==== Data entries

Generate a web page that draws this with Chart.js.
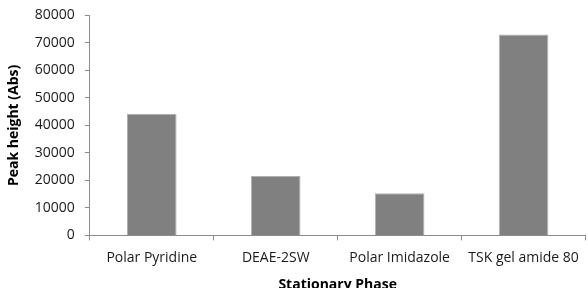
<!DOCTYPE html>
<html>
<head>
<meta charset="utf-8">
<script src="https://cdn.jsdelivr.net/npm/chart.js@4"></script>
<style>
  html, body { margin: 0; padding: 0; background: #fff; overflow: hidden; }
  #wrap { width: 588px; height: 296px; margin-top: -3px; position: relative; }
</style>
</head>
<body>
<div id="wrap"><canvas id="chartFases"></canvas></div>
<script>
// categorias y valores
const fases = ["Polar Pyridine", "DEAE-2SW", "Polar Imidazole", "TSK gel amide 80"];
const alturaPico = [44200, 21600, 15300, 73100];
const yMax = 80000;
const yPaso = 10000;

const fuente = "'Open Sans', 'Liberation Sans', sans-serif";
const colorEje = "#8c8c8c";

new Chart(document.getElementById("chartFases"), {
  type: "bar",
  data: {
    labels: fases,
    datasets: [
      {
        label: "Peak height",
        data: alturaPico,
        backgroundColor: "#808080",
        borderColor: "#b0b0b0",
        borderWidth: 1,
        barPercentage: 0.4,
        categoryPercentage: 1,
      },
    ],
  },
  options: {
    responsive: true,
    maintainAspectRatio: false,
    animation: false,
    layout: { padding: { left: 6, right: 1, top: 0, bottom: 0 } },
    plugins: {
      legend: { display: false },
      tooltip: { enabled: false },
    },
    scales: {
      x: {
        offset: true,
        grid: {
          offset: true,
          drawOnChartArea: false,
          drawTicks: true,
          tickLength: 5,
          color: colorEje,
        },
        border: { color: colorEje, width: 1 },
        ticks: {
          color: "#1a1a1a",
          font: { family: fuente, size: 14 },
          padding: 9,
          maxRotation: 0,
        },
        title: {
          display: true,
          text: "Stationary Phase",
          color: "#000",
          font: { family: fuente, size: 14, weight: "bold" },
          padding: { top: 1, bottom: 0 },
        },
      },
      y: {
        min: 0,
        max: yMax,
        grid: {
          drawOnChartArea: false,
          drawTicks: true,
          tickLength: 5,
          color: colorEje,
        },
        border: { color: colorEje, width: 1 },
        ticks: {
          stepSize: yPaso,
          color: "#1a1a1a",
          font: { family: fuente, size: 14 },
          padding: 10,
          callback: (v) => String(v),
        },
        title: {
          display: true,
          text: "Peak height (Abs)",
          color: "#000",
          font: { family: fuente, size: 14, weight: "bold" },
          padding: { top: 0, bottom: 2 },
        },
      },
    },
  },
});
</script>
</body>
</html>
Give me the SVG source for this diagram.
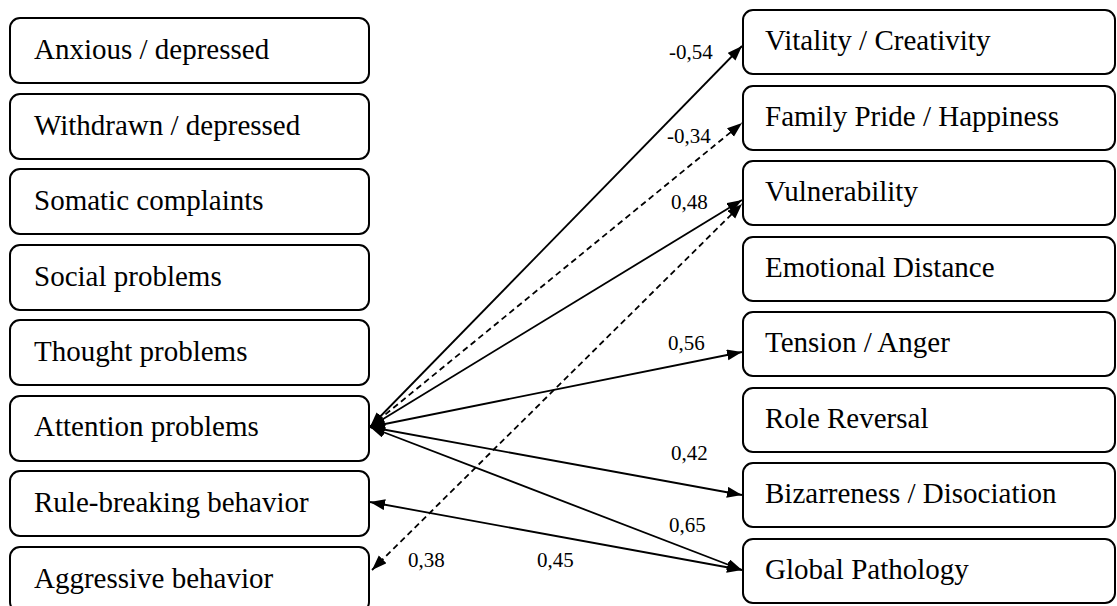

========

List each line of the records that holds the string "this".

Written solution –
Generate a web page that draws this with Chart.js.
Give me the SVG source for this diagram.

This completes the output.